It is not uncommon in parental disputes over arrangements for their children for one parent to allege that the other is alienating the children against them, in an attempt to stop them having contact with the children.
Obviously, such behaviour is quite wrong, adversely affecting not just the alienated parent, but also the children themselves, who might be denied a relationship with that parent.
However, the family courts have often been criticised for failing to deal with parental alienation, and letting alienating parents ‘get away with it’.
But a recent case demonstrates that the courts can take strong action to deal with the issue.
What is parental alienation?
Before we look at the case we need to consider exactly what is meant by the term ‘parental alienation’.
‘Parental alienation’ is not actually a legal term. It has no single fixed definition, but is generally taken to mean an ongoing pattern of behaviour by one parent that has the effect, intended or not, of undermining or obstructing a child’s relationship with the other parent.
Examples of such behaviour include displaying to the child negative attitudes towards the other parent, denigrating, demeaning, vilifying, ridiculing or dismissing the other parent, and withholding positive information about them.
In short, any behaviour that may encourage the child to reject or resist spending time with the other parent.
Note that sometimes the child will hold strong views of their own, irrespective of the parent’s behaviour. Obviously, such situations may need to be dealt with quite differently from a ‘straightforward’ parental alienation case.
Mother alienates father
So to the case, which concerned a couple who were never married, but had a child together in 2016.
The relationship ended when the child was born, and because of this the father did not get parental responsibility. Nevertheless, the father stated that he had a close relationship with the child, until about December 2020.
That was when the father approached the mother about being given parental responsibility.
The mother responded by stopping contact and telling the child that he would not be seeing the father again, making an untrue allegation that the father had inappropriately touched the child, informing the father that he might not be the biological father, and moving from Kent to Manchester, without telling the father.
In April 2021 the father applied to the court for disclosure of the mother’s whereabouts, a child arrangements order, and a declaration of parentage.
Father applies for change of residence
The mother failed to comply with a direction by the court for paternity testing, and an order that contact take place at a contact centre.
The court ordered a psychological report and a report from the local authority. These found that the mother had been actively attempting to alienate the child from his father by making false negative statements about the father, and that the child was starting to develop a negative view of his father, by being exposed to the mother’s negative views of him.
The father made an urgent application to the court for a change of residence, for the child to live with him rather than the mother, with whom he had lived since birth.

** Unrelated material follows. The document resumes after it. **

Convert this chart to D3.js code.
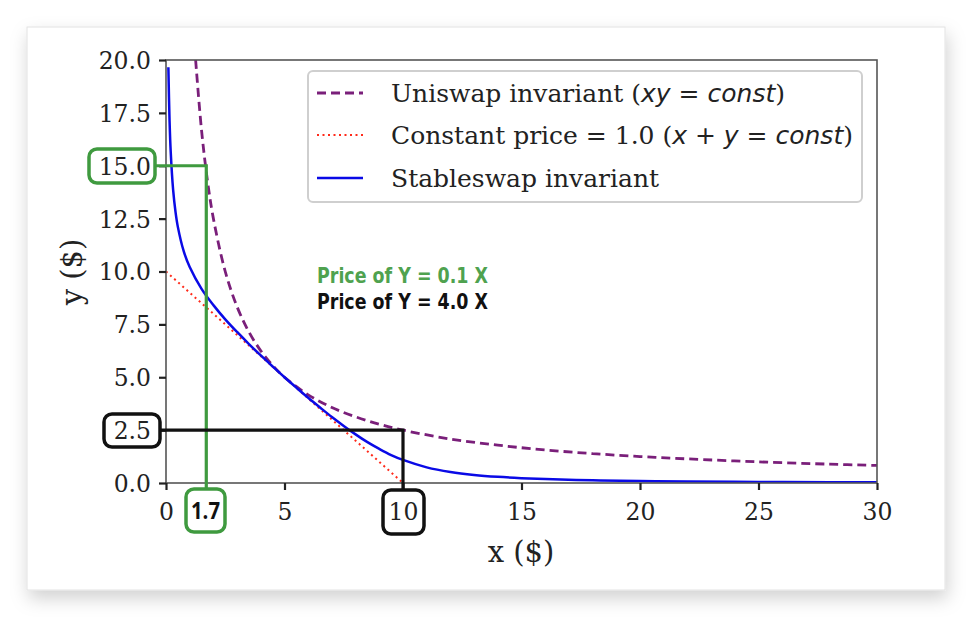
<!DOCTYPE html>
<html>
<head>
<meta charset="utf-8">
<script src="https://cdn.jsdelivr.net/npm/d3@7"></script>
<style>
  html, body { margin: 0; padding: 0; background: #ffffff; }
  svg { display: block; }
</style>
</head>
<body>
<svg id="chart" width="972" height="617"></svg>
<script>
// ---------------- data ----------------
const xTicks = [0, 5, 10, 15, 20, 25, 30];
const yTicks = [0, 2.5, 5, 7.5, 10, 12.5, 15, 17.5, 20];

// Uniswap invariant (xy = const)
const uniX = [1.25, 1.5, 1.75, 2, 2.5, 3, 3.5, 4, 4.5, 5, 6, 7, 8, 9, 10, 12, 14, 16, 18, 20, 22, 25, 28, 30];
const uniY = [20, 16.67, 14.29, 12.5, 10, 8.33, 7.14, 6.25, 5.56, 5, 4.17, 3.57, 3.13, 2.78, 2.5, 2.08, 1.79, 1.56, 1.39, 1.25, 1.14, 1.0, 0.89, 0.83];

// Constant price (x + y = const)
const constX = [0, 10];
const constY = [10, 0];

// Stableswap invariant
const stableX = [0.1, 0.15, 0.2, 0.3, 0.4, 0.5, 0.75, 1, 1.5, 2, 2.5, 3, 3.5, 4, 4.5, 5, 5.5, 6, 6.5, 7, 7.5, 8, 8.5, 9, 9.5, 10, 11, 12, 13, 14, 15, 16, 18, 20, 22, 25, 28, 30];
const stableY = [19.66, 17.13, 15.63, 13.87, 12.83, 12.11, 10.95, 10.21, 9.18, 8.41, 7.74, 7.14, 6.57, 6.03, 5.51, 5.0, 4.51, 4.03, 3.57, 3.12, 2.70, 2.30, 1.93, 1.61, 1.32, 1.09, 0.74, 0.52, 0.38, 0.29, 0.23, 0.185, 0.13, 0.095, 0.073, 0.052, 0.039, 0.033];

const legendLabels = ["Uniswap invariant", "Constant price = 1.0", "Stableswap invariant"];
const priceNotes = ["Price of Y = 0.1 X", "Price of Y = 4.0 X"];
const highlightA = { x: 1.7, y: 15.0, xLabel: "1.7", yLabel: "15.0" };
const highlightB = { x: 10, y: 2.5, xLabel: "10", yLabel: "2.5" };

// ---------------- drawing ----------------
const svg = d3.select("#chart");
const defs = svg.append("defs");
const filt = defs.append("filter").attr("id", "shadow").attr("x", "-10%").attr("y", "-10%").attr("width", "120%").attr("height", "125%");
filt.append("feDropShadow").attr("dx", 2).attr("dy", 8).attr("stdDeviation", 9).attr("flood-color", "#000").attr("flood-opacity", 0.18);

// card
svg.append("rect").attr("x", 27).attr("y", 27).attr("width", 918).attr("height", 563)
  .attr("fill", "#ffffff").attr("stroke", "#e2e2e2").attr("stroke-width", 1)
  .attr("filter", "url(#shadow)");

const x = d3.scaleLinear().domain([0, 30]).range([166, 877]);
const y = d3.scaleLinear().domain([0, 20]).range([483, 60]);

const serif = "'DejaVu Serif', serif";

defs.append("clipPath").attr("id", "plotclip").append("rect")
  .attr("x", x(0)).attr("y", y(20)).attr("width", x(30) - x(0)).attr("height", y(0) - y(20));

// curves
const plot = svg.append("g").attr("clip-path", "url(#plotclip)");
const line = d3.line().x(d => x(d[0])).y(d => y(d[1])).curve(d3.curveMonotoneX);
const lineCurve = d3.line().x(d => x(d[0])).y(d => y(d[1])).curve(d3.curveCatmullRom.alpha(0.5));

plot.append("path").datum(constX.map((v, i) => [v, constY[i]]))
  .attr("d", line).attr("fill", "none").attr("stroke", "#ff2a1a")
  .attr("stroke-width", 2).attr("stroke-dasharray", "2,3.5");

plot.append("path").datum(uniX.map((v, i) => [v, uniY[i]]))
  .attr("d", lineCurve).attr("fill", "none").attr("stroke", "#7a1f7a")
  .attr("stroke-width", 2.8).attr("stroke-dasharray", "9,5");

plot.append("path").datum(stableX.map((v, i) => [v, stableY[i]]))
  .attr("d", lineCurve).attr("fill", "none").attr("stroke", "#0a0ae6")
  .attr("stroke-width", 2.5);

// frame
svg.append("rect").attr("x", x(0)).attr("y", y(20)).attr("width", x(30) - x(0)).attr("height", y(0) - y(20))
  .attr("fill", "none").attr("stroke", "#555").attr("stroke-width", 1.6);

// axes
const xAxis = svg.append("g").attr("transform", `translate(0,${y(0)})`)
  .call(d3.axisBottom(x).tickValues(xTicks).tickSize(7).tickPadding(11).tickFormat(d3.format("d")));
const yAxis = svg.append("g").attr("transform", `translate(${x(0)},0)`)
  .call(d3.axisLeft(y).tickValues(yTicks).tickSize(7).tickPadding(8).tickFormat(d3.format(".1f")));
[xAxis, yAxis].forEach(a => {
  a.select(".domain").remove();
  a.selectAll(".tick line").attr("stroke", "#222").attr("stroke-width", 2.2);
  a.selectAll(".tick text").attr("font-family", serif).attr("font-size", 23.5).attr("fill", "#222");
});
xAxis.selectAll(".tick text").attr("dy", "0.82em");
yAxis.selectAll(".tick text").attr("dy", "0.36em");

// axis labels
svg.append("text").attr("x", 521).attr("y", 562).attr("text-anchor", "middle")
  .attr("font-family", serif).attr("font-size", 29).attr("fill", "#222").text("x ($)");
svg.append("text").attr("transform", "translate(82,272) rotate(-90)").attr("text-anchor", "middle")
  .attr("font-family", serif).attr("font-size", 29).attr("fill", "#222").text("y ($)");

// legend
const lg = svg.append("g");
lg.append("rect").attr("x", 308).attr("y", 71).attr("width", 554).attr("height", 131).attr("rx", 5)
  .attr("fill", "#fff").attr("stroke", "#cfcfcf").attr("stroke-width", 2);
const rowsY = [93, 135, 178];
const handles = [
  { stroke: "#7a1f7a", w: 2.8, dash: "9,5" },
  { stroke: "#ff2a1a", w: 2, dash: "2,3.5" },
  { stroke: "#0a0ae6", w: 2.6, dash: null }
];
handles.forEach((h, i) => {
  lg.append("line").attr("x1", 317).attr("x2", 363).attr("y1", rowsY[i]).attr("y2", rowsY[i])
    .attr("stroke", h.stroke).attr("stroke-width", h.w).attr("stroke-dasharray", h.dash);
});
const math = "'DejaVu Sans', sans-serif";
const lfs = 25;
const t1 = lg.append("text").attr("x", 391).attr("y", rowsY[0] + 9).attr("font-family", serif).attr("font-size", lfs).attr("fill", "#222");
t1.append("tspan").text(legendLabels[0] + " (");
t1.append("tspan").attr("font-family", math).attr("font-style", "italic").text("xy");
t1.append("tspan").attr("font-family", math).text(" = ");
t1.append("tspan").attr("font-family", math).attr("font-style", "italic").text("const");
t1.append("tspan").text(")");
const t2 = lg.append("text").attr("x", 391).attr("y", rowsY[1] + 9).attr("font-family", serif).attr("font-size", lfs).attr("fill", "#222");
t2.append("tspan").text(legendLabels[1] + " (");
t2.append("tspan").attr("font-family", math).attr("font-style", "italic").text("x");
t2.append("tspan").attr("font-family", math).text(" + ");
t2.append("tspan").attr("font-family", math).attr("font-style", "italic").text("y");
t2.append("tspan").attr("font-family", math).text(" = ");
t2.append("tspan").attr("font-family", math).attr("font-style", "italic").text("const");
t2.append("tspan").text(")");
lg.append("text").attr("x", 391).attr("y", rowsY[2] + 9).attr("font-family", serif).attr("font-size", lfs).attr("fill", "#222")
  .text(legendLabels[2]);

// price notes
const noteFont = "'DejaVu Sans Condensed', 'DejaVu Sans', sans-serif";
svg.append("text").attr("x", 317).attr("y", 283).attr("font-family", noteFont).attr("font-weight", 700)
  .attr("font-size", 21).attr("fill", "#4fa24f").attr("textLength", 171).attr("lengthAdjust", "spacingAndGlyphs")
  .text(priceNotes[0]);
svg.append("text").attr("x", 317).attr("y", 309).attr("font-family", noteFont).attr("font-weight", 700)
  .attr("font-size", 21).attr("fill", "#111").attr("textLength", 171).attr("lengthAdjust", "spacingAndGlyphs")
  .text(priceNotes[1]);

// highlight A (green)
const green = "#3f9a3f";
svg.append("path")
  .attr("d", `M155,${y(highlightA.y)} H${x(highlightA.x)} V488`)
  .attr("fill", "none").attr("stroke", green).attr("stroke-width", 3.2);
svg.append("rect").attr("x", 89).attr("y", 149).attr("width", 66).attr("height", 34).attr("rx", 8)
  .attr("fill", "none").attr("stroke", green).attr("stroke-width", 3.5);
svg.append("rect").attr("x", 186).attr("y", 489).attr("width", 39).attr("height", 43).attr("rx", 8)
  .attr("fill", "#fff").attr("stroke", green).attr("stroke-width", 3.5);
svg.append("text").attr("x", (186 + 225) / 2).attr("y", 519).attr("text-anchor", "middle")
  .attr("font-family", "'Open Sans', sans-serif").attr("font-weight", 700).attr("font-size", 23).attr("fill", "#111")
  .attr("textLength", 29).attr("lengthAdjust", "spacingAndGlyphs")
  .text(highlightA.xLabel);

// highlight B (black)
svg.append("path")
  .attr("d", `M160,${y(highlightB.y)} H${x(highlightB.x)} V490`)
  .attr("fill", "none").attr("stroke", "#111").attr("stroke-width", 3.2);
svg.append("rect").attr("x", 104).attr("y", 414).attr("width", 56).attr("height", 33).attr("rx", 8)
  .attr("fill", "none").attr("stroke", "#111").attr("stroke-width", 3.5);
svg.append("rect").attr("x", 383).attr("y", 490).attr("width", 41).attr("height", 44).attr("rx", 8)
  .attr("fill", "none").attr("stroke", "#111").attr("stroke-width", 3.5);
</script>
</body>
</html>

The application was supported by both the child’s and the local authority.
The judge found that the child had suffered, and would continue to suffer, significant harm if he were to remain in the care of the mother, which outweighed the potential harm he might suffer from being removed him from his mother’s care.
Accordingly, the judge ordered that the child should move to the father’s care, pending a final hearing in the case.
The judge also ordered that the mother should have no contact with the child for two months, in order to ensure that there would be no disruption of the child’s ability to settle into the father’s home. Thereafter, any contact would be guided and assisted by the local authority.